* start Dataset extract *

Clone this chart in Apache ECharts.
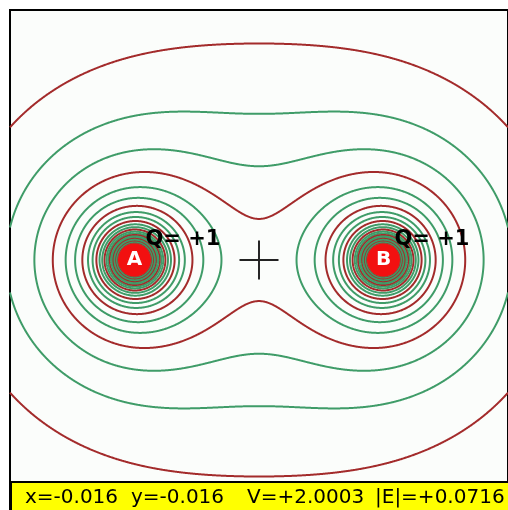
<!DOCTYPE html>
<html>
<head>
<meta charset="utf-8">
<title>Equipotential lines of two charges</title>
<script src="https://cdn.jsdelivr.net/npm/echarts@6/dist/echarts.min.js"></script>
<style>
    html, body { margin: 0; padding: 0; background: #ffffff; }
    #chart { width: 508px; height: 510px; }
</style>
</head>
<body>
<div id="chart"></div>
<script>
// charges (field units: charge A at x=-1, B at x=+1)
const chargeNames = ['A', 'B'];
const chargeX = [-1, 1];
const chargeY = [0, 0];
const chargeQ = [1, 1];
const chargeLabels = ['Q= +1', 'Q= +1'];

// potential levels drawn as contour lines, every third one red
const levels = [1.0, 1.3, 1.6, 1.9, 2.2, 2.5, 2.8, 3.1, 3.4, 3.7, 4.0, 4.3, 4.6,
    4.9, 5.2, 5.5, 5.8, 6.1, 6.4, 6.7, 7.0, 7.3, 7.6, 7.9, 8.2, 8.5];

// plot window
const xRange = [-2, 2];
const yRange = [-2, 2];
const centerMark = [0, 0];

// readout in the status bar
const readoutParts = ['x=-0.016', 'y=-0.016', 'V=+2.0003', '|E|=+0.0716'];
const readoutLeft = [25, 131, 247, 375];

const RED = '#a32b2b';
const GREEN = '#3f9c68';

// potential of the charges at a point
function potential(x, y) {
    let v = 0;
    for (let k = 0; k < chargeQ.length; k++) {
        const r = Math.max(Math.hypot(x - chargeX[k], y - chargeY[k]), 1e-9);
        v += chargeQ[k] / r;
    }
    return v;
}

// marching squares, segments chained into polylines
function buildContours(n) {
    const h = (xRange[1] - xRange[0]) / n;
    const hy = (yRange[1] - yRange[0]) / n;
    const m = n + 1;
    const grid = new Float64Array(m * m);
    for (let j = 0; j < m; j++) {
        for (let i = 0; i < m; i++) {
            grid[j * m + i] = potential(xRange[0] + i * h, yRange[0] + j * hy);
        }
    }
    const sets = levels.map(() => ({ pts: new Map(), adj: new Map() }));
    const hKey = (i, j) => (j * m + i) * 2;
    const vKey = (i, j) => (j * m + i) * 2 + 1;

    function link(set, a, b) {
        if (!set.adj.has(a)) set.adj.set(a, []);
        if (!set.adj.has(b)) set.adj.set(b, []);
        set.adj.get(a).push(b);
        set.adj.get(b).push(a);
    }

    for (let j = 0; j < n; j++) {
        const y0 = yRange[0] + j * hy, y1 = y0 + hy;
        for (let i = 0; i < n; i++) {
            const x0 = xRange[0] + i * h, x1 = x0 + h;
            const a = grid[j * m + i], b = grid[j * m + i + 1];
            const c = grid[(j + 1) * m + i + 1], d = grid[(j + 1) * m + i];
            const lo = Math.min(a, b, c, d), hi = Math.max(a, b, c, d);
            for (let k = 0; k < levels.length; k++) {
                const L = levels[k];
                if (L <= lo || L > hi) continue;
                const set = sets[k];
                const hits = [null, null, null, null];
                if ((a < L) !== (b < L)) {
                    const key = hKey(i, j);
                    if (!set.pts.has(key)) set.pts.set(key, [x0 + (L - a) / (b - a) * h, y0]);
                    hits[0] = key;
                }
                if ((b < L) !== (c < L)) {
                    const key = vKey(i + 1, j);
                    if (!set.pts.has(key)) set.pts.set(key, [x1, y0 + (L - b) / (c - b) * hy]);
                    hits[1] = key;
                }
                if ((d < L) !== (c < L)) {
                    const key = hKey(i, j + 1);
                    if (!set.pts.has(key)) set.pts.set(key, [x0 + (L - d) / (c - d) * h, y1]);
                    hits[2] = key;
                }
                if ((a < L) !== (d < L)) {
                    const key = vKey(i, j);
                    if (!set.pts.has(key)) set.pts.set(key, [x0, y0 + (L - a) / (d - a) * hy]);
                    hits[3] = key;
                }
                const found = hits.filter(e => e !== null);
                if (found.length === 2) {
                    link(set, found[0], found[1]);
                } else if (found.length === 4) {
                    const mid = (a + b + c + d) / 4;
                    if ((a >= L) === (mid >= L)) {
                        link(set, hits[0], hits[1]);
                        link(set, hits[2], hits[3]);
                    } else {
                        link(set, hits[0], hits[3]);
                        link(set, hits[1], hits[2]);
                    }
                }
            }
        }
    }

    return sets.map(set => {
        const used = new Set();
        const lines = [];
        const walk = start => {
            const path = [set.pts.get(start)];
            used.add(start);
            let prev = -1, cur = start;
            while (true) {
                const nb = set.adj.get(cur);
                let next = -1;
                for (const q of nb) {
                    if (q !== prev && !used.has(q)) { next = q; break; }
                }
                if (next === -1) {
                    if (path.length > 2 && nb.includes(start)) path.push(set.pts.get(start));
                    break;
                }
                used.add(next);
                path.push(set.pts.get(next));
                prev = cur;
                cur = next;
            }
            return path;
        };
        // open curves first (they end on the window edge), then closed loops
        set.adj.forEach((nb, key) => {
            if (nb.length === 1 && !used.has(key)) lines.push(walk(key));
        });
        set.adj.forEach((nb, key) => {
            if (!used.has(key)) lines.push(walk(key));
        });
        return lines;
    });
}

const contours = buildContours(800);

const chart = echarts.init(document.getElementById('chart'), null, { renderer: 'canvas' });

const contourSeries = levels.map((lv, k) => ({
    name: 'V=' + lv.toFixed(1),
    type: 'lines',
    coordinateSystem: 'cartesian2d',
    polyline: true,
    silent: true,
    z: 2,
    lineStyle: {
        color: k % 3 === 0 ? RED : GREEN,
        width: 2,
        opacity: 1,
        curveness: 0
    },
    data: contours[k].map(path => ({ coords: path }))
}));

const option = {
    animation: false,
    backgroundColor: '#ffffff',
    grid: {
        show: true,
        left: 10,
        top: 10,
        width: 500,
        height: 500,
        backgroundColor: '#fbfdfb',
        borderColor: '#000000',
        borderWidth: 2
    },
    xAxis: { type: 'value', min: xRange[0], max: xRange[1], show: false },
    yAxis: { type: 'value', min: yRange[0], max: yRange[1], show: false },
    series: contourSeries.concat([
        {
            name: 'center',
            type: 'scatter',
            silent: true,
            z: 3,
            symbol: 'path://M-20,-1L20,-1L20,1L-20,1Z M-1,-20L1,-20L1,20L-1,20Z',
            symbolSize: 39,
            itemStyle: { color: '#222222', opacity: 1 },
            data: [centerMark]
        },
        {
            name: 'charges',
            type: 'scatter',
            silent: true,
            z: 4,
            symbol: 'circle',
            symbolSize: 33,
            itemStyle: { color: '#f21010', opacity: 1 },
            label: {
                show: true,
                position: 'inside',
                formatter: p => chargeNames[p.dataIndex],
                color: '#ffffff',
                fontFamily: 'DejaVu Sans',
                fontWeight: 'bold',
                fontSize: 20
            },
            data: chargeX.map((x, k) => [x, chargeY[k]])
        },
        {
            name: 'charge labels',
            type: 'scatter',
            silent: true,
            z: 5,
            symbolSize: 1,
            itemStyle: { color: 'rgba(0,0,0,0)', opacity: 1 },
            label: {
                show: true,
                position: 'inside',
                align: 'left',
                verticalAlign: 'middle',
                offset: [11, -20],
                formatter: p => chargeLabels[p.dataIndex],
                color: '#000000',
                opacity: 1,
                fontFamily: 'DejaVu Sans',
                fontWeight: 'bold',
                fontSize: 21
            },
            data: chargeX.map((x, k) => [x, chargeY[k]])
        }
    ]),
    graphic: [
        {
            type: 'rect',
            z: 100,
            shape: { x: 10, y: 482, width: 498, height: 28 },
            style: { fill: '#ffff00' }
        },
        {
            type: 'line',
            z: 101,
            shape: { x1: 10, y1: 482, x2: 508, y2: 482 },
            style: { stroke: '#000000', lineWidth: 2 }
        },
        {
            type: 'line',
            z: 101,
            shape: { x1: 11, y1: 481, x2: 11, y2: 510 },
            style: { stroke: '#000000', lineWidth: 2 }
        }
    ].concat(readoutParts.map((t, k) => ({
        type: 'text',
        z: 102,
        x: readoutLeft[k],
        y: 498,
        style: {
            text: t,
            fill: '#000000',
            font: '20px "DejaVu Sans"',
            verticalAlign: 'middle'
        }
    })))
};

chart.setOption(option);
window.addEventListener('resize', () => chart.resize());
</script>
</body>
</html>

* end Dataset extract *

From the top of the listing above, repeat each line exactly until you reach the line containing "const chargeLabels = ['Q= +1', 'Q= +1'];", and repeat that one too. Leave the pictures out.

Clone this chart in Apache ECharts.
<!DOCTYPE html>
<html>
<head>
<meta charset="utf-8">
<title>Equipotential lines of two charges</title>
<script src="https://cdn.jsdelivr.net/npm/echarts@6/dist/echarts.min.js"></script>
<style>
    html, body { margin: 0; padding: 0; background: #ffffff; }
    #chart { width: 508px; height: 510px; }
</style>
</head>
<body>
<div id="chart"></div>
<script>
// charges (field units: charge A at x=-1, B at x=+1)
const chargeNames = ['A', 'B'];
const chargeX = [-1, 1];
const chargeY = [0, 0];
const chargeQ = [1, 1];
const chargeLabels = ['Q= +1', 'Q= +1'];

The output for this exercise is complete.